Lou Ruvo Center for Brain Health Advances Prevention, Treatment
Marwan Sabbagh, MD, shares updates on exciting research in degenerative brain disease at the Lou Ruvo Center for Brain Health.
“People assume that nothing exciting or hopeful is happening in Alzheimer’s disease research,” says Cleveland Clinic Lou Ruvo Center for Brain Health Director of Translational Research Marwan Sabbagh, MD. “That’s just not true. More progress is being made in degenerative brain disease now than has been made in recent years.”

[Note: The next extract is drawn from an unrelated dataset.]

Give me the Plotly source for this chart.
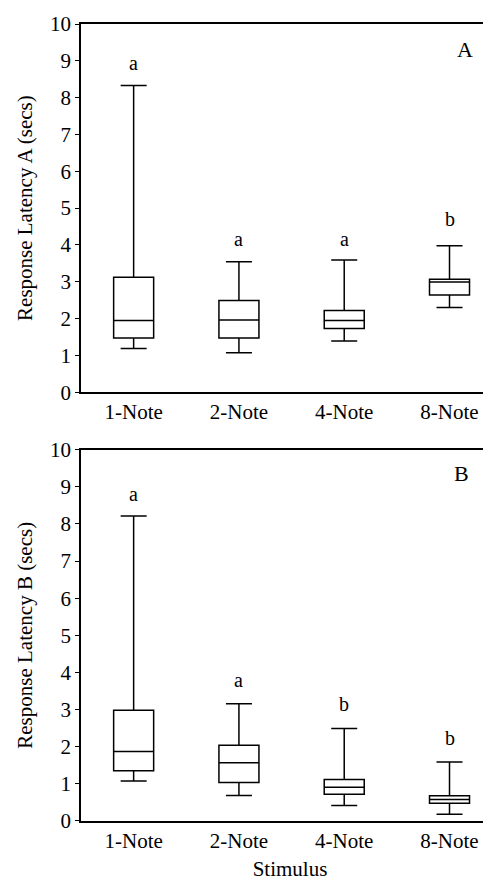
import plotly.graph_objects as go

categories = ["1-Note", "2-Note", "4-Note", "8-Note"]

# Panel A
a_low = [1.19, 1.07, 1.39, 2.30]
a_q1 = [1.47, 1.47, 1.73, 2.64]
a_med = [1.95, 1.96, 1.95, 2.99]
a_q3 = [3.12, 2.49, 2.22, 3.07]
a_high = [8.33, 3.54, 3.59, 3.98]
a_letters = ["a", "a", "a", "b"]
a_letter_y = [8.94, 4.16, 4.16, 4.70]

# Panel B
b_low = [1.08, 0.69, 0.42, 0.18]
b_q1 = [1.35, 1.04, 0.72, 0.48]
b_med = [1.87, 1.57, 0.91, 0.58]
b_q3 = [2.98, 2.04, 1.12, 0.68]
b_high = [8.21, 3.16, 2.49, 1.59]
b_letters = ["a", "a", "b", "b"]
b_letter_y = [8.81, 3.79, 3.16, 2.24]

y_ticks = list(range(0, 11))

FONT = "Liberation Serif"

fig = go.Figure()

def add_box(low, q1, med, q3, high, xa, ya):
    fig.add_trace(go.Box(
        x=categories, lowerfence=low, q1=q1, median=med, q3=q3, upperfence=high,
        xaxis=xa, yaxis=ya, width=0.38, whiskerwidth=0.65,
        fillcolor="white", line=dict(color="black", width=1.5),
        boxpoints=False, showlegend=False, hoverinfo="skip",
    ))

add_box(a_low, a_q1, a_med, a_q3, a_high, "x", "y")
add_box(b_low, b_q1, b_med, b_q3, b_high, "x2", "y2")

annotations = []
for c, t, yv in zip(categories, a_letters, a_letter_y):
    annotations.append(dict(x=c, y=yv, xref="x", yref="y", text=t, showarrow=False,
                            font=dict(family=FONT, size=20, color="black")))
for c, t, yv in zip(categories, b_letters, b_letter_y):
    annotations.append(dict(x=c, y=yv, xref="x2", yref="y2", text=t, showarrow=False,
                            font=dict(family=FONT, size=20, color="black")))
annotations.append(dict(x=3.15, y=9.3, xref="x", yref="y", text="A", showarrow=False,
                        font=dict(family=FONT, size=22, color="black")))
annotations.append(dict(x=3.11, y=9.35, xref="x2", yref="y2", text="B", showarrow=False,
                        font=dict(family=FONT, size=22, color="black")))

xcommon = dict(type="category", range=[-0.5, 3.47], showline=True, linecolor="black",
               linewidth=1.5, mirror=True, ticks="", showgrid=False, zeroline=False,
               tickfont=dict(family=FONT, size=21, color="black"))
ycommon = dict(range=[0, 10], tickvals=y_ticks, showline=True, linecolor="black",
               linewidth=1.5, ticks="outside", ticklen=4, tickcolor="black",
               showgrid=False, zeroline=False,
               tickfont=dict(family=FONT, size=21, color="black"))

fig.update_layout(
    width=491, height=881,
    margin=dict(l=73, r=0, t=16, b=68),
    paper_bgcolor="white", plot_bgcolor="white",
    font=dict(family=FONT, color="black"),
    xaxis=dict(**xcommon, anchor="y"),
    yaxis=dict(**ycommon, domain=[0.538, 1.0], anchor="x",
               title=dict(text="Response Latency A (secs)", standoff=12,
                          font=dict(family=FONT, size=21, color="black"))),
    xaxis2=dict(**xcommon, anchor="y2",
                title=dict(text="Stimulus", standoff=9,
                           font=dict(family=FONT, size=21, color="black"))),
    yaxis2=dict(**ycommon, domain=[0.0, 0.466], anchor="x2",
                title=dict(text="Response Latency B (secs)", standoff=12,
                           font=dict(family=FONT, size=21, color="black"))),
    annotations=annotations,
)

fig.write_html("out.html")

The center recently was awarded an NIH Alzheimer’s Disease Research Center grant for an exploratory Alzheimer’s disease research center. “These grants are very competitive, prestigious and difficult to get,” says Dr. Sabbagh, who holds the Camille and Larry Ruvo Endowed Chair for Brain Health. “It will provide $3.3 million over three years.” The Lou Ruvo Center for Brain Health also applied for renewal of a $10 million NIH COBRE grant.
“Research on the infrastructure growth side has been very robust,” he says. “We have been testing new drugs to treat Alzheimer’s disease, both industry work and our own drugs. We have a research grant for studying the cancer drug lenalidomide for Alzheimer’s disease, and we’re very excited about the idea that cancer drugs could be repurposed for Alzheimer’s.”
The center also is investigating a diagnostic blood test for Alzheimer’s, and a new drug, aducanumab, a monoclonal antibody, is now awaiting FDA approval.
In addition, he says, at least a dozen trials are underway for Alzheimer’s, related to prevention, mild cognitive impairment and full dementia. “You name it, we’re doing it. It’s very exciting! Anything new in Alzheimer’s disease we either have tested already or are going to test.”
Without prevention, it is anticipated that by 2050, an estimated 16 million Americans will have Alzheimer’s. “We’re very proud of our initiatives in prevention,” Dr. Sabbagh says. “We started the first-of-its-kind Women’s Alzheimer’s Movement Prevention Clinic in the United States. Maria Shriver’s group reached out to us with this idea, and the program launched on June 18. In its first 24 hours, 400 women signed up.”
Women are twice as likely as men to have Alzheimer’s, he says. “We are hoping to identify risks, both genetic and environmental, and mitigate them,” Dr. Sabbagh says.
Science suggests that up to 40 percent of dementia cases could be prevented through blood pressure management, cognitive stimulation and physical exercise, Dr. Sabbagh says. “The science is really solid and coalescing around specific recommendations. We know that for a patient in her mid-70s who has forgetfulness, the changes in her brain started one to two decades before. Forgetfulness is the end of the disease, not the beginning. We want people to engage in their brain health starting in their 30s, 40s and 50s.”
The Center for Brain Health also is a national center of excellence for Parkinson’s and progressive supranuclear palsy.
In light of all of these promising studies, Dr. Sabbagh says that he would like his colleagues to know that Cleveland Clinic is deeply invested in brain health research. “The Lou Ruvo Center for Brain Health, both on main campus and in Nevada, is among the biggest groups of research in the entire Cleveland Clinic health system.”